• **Provided data**:
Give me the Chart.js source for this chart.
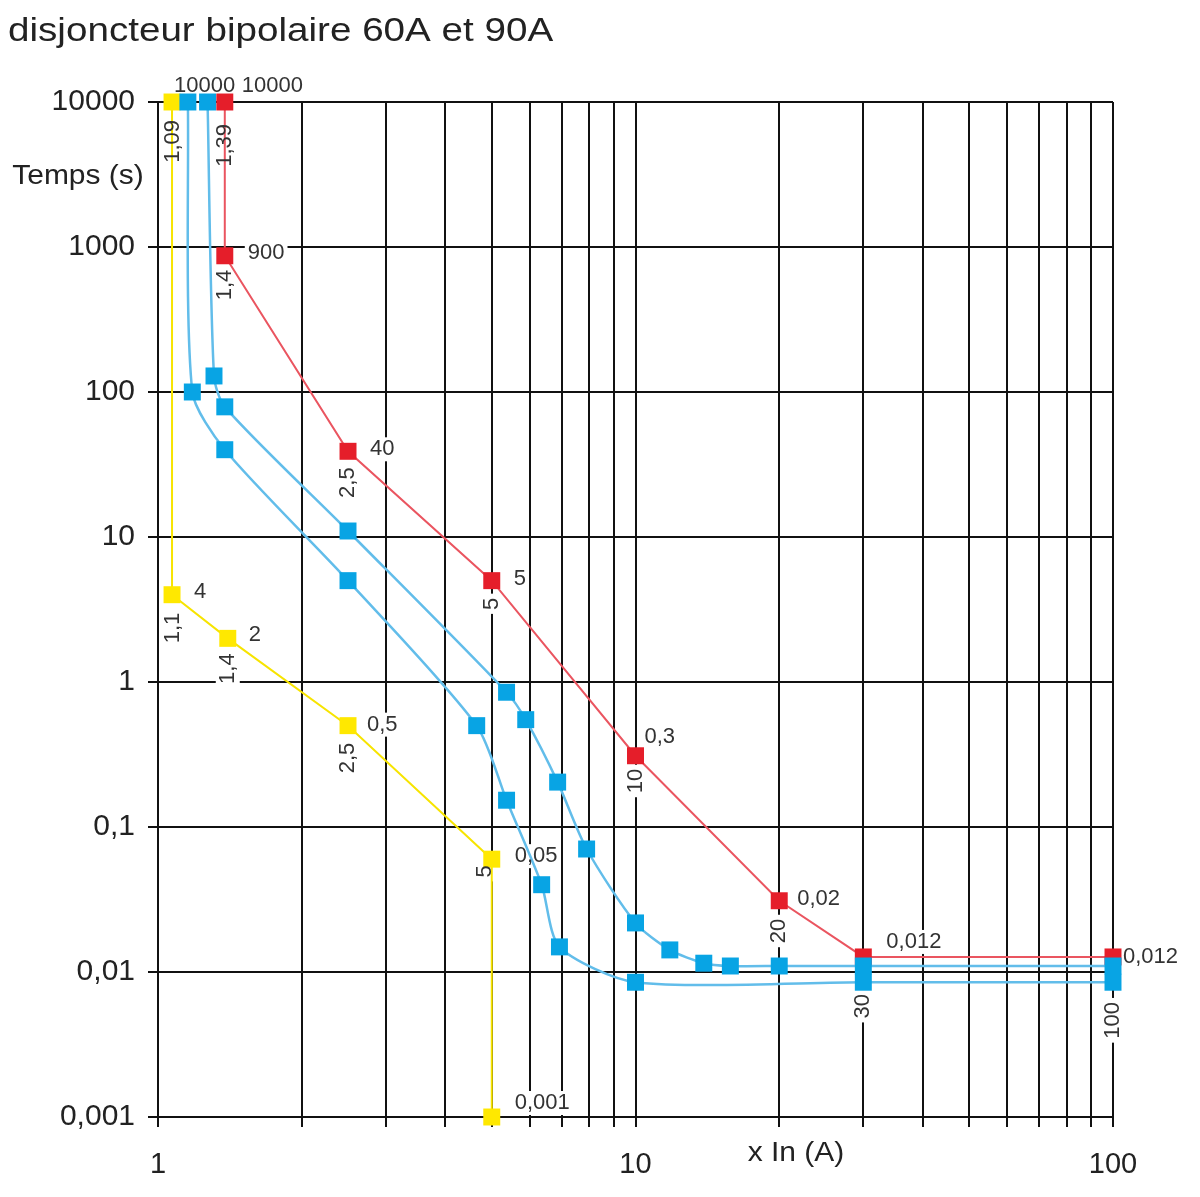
<!DOCTYPE html>
<html>
<head>
<meta charset="utf-8">
<script src="https://cdn.jsdelivr.net/npm/chart.js@4.4.1/dist/chart.umd.min.js"></script>
<style>
  body { margin: 0; background: #fff; }
  #wrap { width: 1200px; height: 1197px; position: relative; }
</style>
</head>
<body>
<div id="wrap"><canvas id="chart"></canvas></div>
<script>
// Tick values
const xTicks = [1, 2, 3, 4, 5, 6, 7, 8, 9, 10, 20, 30, 40, 50, 60, 70, 80, 90, 100];
const yTicks = [0.001, 0.01, 0.1, 1, 10, 100, 1000, 10000];

// Yellow curve
const yellowCurrent = [1.07, 1.07, 1.4, 2.5, 5, 5];
const yellowTime = [10000, 4, 2, 0.5, 0.06, 0.001];
const yellowTimeLabels = ['10000', '4', '2', '0,5', '0,05', '0,001'];
const yellowCurrentLabels = ['1,09', '1,1', '1,4', '2,5', '5', ''];

// Red curve
const redCurrent = [1.38, 1.38, 2.5, 5, 10, 20, 30, 100];
const redTime = [10000, 870, 39, 5, 0.31, 0.031, 0.0127, 0.0127];
const redTimeLabels = ['10000', '900', '40', '5', '0,3', '0,02', '0,012', '0,012'];
const redCurrentLabels = ['1,39', '1,4', '2,5', '5', '10', '20', '30', '100'];

// Blue curves
const blueLowCurrent = [1.155, 1.18, 1.38, 2.5, 4.65, 5.37, 6.36, 6.93, 10, 30, 100];
const blueLowTime = [10000, 100, 40, 5, 0.5, 0.153, 0.04, 0.0149, 0.0085, 0.0085, 0.0085];
const blueHighCurrent = [1.27, 1.31, 1.38, 2.5, 5.37, 5.89, 6.87, 7.9, 10, 11.8, 13.9, 15.8, 20, 30, 100];
const blueHighTime = [10000, 129, 79, 11, 0.85, 0.55, 0.204, 0.0705, 0.0218, 0.0142, 0.0115, 0.011, 0.011, 0.011, 0.011];

const FONT = '"Liberation Sans", Arial, sans-serif';
const TEXT = '#333';

function toPoints(xs, ys) {
  return xs.map((x, i) => ({ x: x, y: ys[i] }));
}

// label placement tweaks (dx, dy) for the time values
const timeNudge = {
  red: [[17, -16], [23, -3], [22, -2], [22, -2], [9, -19], [18, -2], [23, -15], [10, 0]],
  yellow: [[2, -16], [22, -3], [21, -3], [19, -1], [23, -3], [23, -14]]
};
// gap below the point for the rotated current labels (dx, gap)
const currentNudge = {
  red: [[0, 22], [0, 14], [0, 16], [0, 17], [0, 13], [0, 18], [0, 37], [0, 45]],
  yellow: [[1, 18], [1, 18], [0, 15], [0, 17], [-7, 6], [0, 0]]
};

const labelSets = [
  { name: 'red', index: 1, time: redTimeLabels, current: redCurrentLabels },
  { name: 'yellow', index: 0, time: yellowTimeLabels, current: yellowCurrentLabels }
];

function drawLabels(chart, bgOnly) {
  const ctx = chart.ctx;
  ctx.save();
  ctx.font = '22px ' + FONT;
  ctx.textBaseline = 'middle';
  labelSets.forEach(set => {
    const meta = chart.getDatasetMeta(set.index);
    meta.data.forEach((pt, j) => {
      const t = set.time[j];
      if (t) {
        const [dx, dy] = timeNudge[set.name][j];
        const x = pt.x + dx, y = pt.y + dy;
        const w = ctx.measureText(t).width;
        if (bgOnly) {
          ctx.fillStyle = '#fff';
          ctx.fillRect(x - 3, y - 12, w + 6, 24);
        } else {
          ctx.fillStyle = TEXT;
          ctx.textAlign = 'left';
          ctx.fillText(t, x, y);
        }
      }
      const c = set.current[j];
      if (c) {
        const [dx, gap] = currentNudge[set.name][j];
        const w = ctx.measureText(c).width;
        ctx.save();
        ctx.translate(pt.x + dx, pt.y + gap);
        ctx.rotate(-Math.PI / 2);
        if (bgOnly) {
          ctx.fillStyle = '#fff';
          ctx.fillRect(-w - 4, -12, w + 8, 24);
        } else {
          ctx.fillStyle = TEXT;
          ctx.textAlign = 'right';
          ctx.fillText(c, 0, 0);
        }
        ctx.restore();
      }
    });
  });
  ctx.restore();
}

// text drawn a little wider than the font, like the original scan
function wideText(ctx, text, x, y, size, stretch, align) {
  ctx.save();
  ctx.font = size + 'px ' + FONT;
  ctx.textAlign = align;
  ctx.translate(x, y);
  ctx.scale(stretch, 1);
  ctx.fillText(text, 0, 0);
  ctx.restore();
}

const labelPlugin = {
  id: 'curveLabels',
  beforeDatasetsDraw(chart) {
    drawLabels(chart, true);
  },
  afterDatasetsDraw(chart) {
    drawLabels(chart, false);
  },
  afterDraw(chart) {
    const ctx = chart.ctx;
    ctx.save();
    ctx.fillStyle = '#222';
    ctx.textBaseline = 'middle';
    wideText(ctx, 'disjoncteur bipolaire 60A et 90A', 8, 32, 33, 1.17, 'left');
    wideText(ctx, 'Temps (s)', 78, 176, 28, 1.07, 'center');
    wideText(ctx, 'x In (A)', 796, 1153, 28, 1.07, 'center');
    ctx.restore();
  }
};

const commonLine = {
  showLine: true,
  pointStyle: 'rect',
  pointRadius: 12,
  pointHoverRadius: 12,
  pointBorderWidth: 0,
  borderWidth: 2,
  clip: false
};

new Chart(document.getElementById('chart'), {
  type: 'scatter',
  data: {
    datasets: [
      Object.assign({}, commonLine, {
        label: 'jaune',
        data: toPoints(yellowCurrent, yellowTime),
        borderColor: '#F7E400',
        pointBackgroundColor: '#FFE800',
        tension: 0,
        order: 2
      }),
      Object.assign({}, commonLine, {
        label: 'rouge',
        data: toPoints(redCurrent, redTime),
        borderColor: '#EA5560',
        pointBackgroundColor: '#E51E2A',
        tension: 0,
        order: 1
      }),
      Object.assign({}, commonLine, {
        label: 'bleu 1',
        data: toPoints(blueLowCurrent, blueLowTime),
        borderColor: '#62BDEA',
        borderWidth: 2.5,
        pointBackgroundColor: '#08A4E4',
        tension: 0.25,
        order: 0
      }),
      Object.assign({}, commonLine, {
        label: 'bleu 2',
        data: toPoints(blueHighCurrent, blueHighTime),
        borderColor: '#62BDEA',
        borderWidth: 2.5,
        pointBackgroundColor: '#08A4E4',
        tension: 0.25,
        order: 0
      })
    ]
  },
  options: {
    responsive: true,
    maintainAspectRatio: false,
    animation: false,
    layout: { padding: { top: 102, right: 87, left: 0, bottom: 0 } },
    plugins: {
      legend: { display: false },
      tooltip: { enabled: false },
      title: { display: false }
    },
    scales: {
      x: {
        type: 'logarithmic',
        min: 1,
        max: 100,
        afterBuildTicks: (scale) => {
          scale.ticks = xTicks.map(v => ({ value: v }));
        },
        afterFit: (scale) => { scale.height = 80; },
        grid: { color: '#111', lineWidth: 2, tickLength: 10, tickColor: '#111' },
        border: { color: '#111', width: 2 },
        ticks: {
          autoSkip: false,
          maxRotation: 0,
          padding: 21,
          color: '#222',
          font: { family: FONT, size: 29 },
          callback: (v) => ([1, 10, 100].includes(v) ? String(v) : '')
        }
      },
      y: {
        type: 'logarithmic',
        min: 0.001,
        max: 10000,
        afterBuildTicks: (scale) => {
          scale.ticks = yTicks.map(v => ({ value: v }));
        },
        afterFit: (scale) => { scale.width = 158; },
        grid: { color: '#111', lineWidth: 2, tickLength: 10, tickColor: '#111' },
        border: { color: '#111', width: 2 },
        ticks: {
          autoSkip: false,
          padding: 13,
          color: '#222',
          font: { family: FONT, size: 30 },
          callback: (v) => String(v).replace('.', ',')
        }
      }
    }
  },
  plugins: [labelPlugin]
});
</script>
</body>
</html>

• **Instructions to follow**: Give again, word for word, every line from the top of the data above to the line holding "['1,39', '1,4', '2,5', '5', '10', '20', '30', '100'];", inclusive, with the pictures left out.

• **Finished answer**:
Give me the Chart.js source for this chart.
<!DOCTYPE html>
<html>
<head>
<meta charset="utf-8">
<script src="https://cdn.jsdelivr.net/npm/chart.js@4.4.1/dist/chart.umd.min.js"></script>
<style>
  body { margin: 0; background: #fff; }
  #wrap { width: 1200px; height: 1197px; position: relative; }
</style>
</head>
<body>
<div id="wrap"><canvas id="chart"></canvas></div>
<script>
// Tick values
const xTicks = [1, 2, 3, 4, 5, 6, 7, 8, 9, 10, 20, 30, 40, 50, 60, 70, 80, 90, 100];
const yTicks = [0.001, 0.01, 0.1, 1, 10, 100, 1000, 10000];

// Yellow curve
const yellowCurrent = [1.07, 1.07, 1.4, 2.5, 5, 5];
const yellowTime = [10000, 4, 2, 0.5, 0.06, 0.001];
const yellowTimeLabels = ['10000', '4', '2', '0,5', '0,05', '0,001'];
const yellowCurrentLabels = ['1,09', '1,1', '1,4', '2,5', '5', ''];

// Red curve
const redCurrent = [1.38, 1.38, 2.5, 5, 10, 20, 30, 100];
const redTime = [10000, 870, 39, 5, 0.31, 0.031, 0.0127, 0.0127];
const redTimeLabels = ['10000', '900', '40', '5', '0,3', '0,02', '0,012', '0,012'];
const redCurrentLabels = ['1,39', '1,4', '2,5', '5', '10', '20', '30', '100'];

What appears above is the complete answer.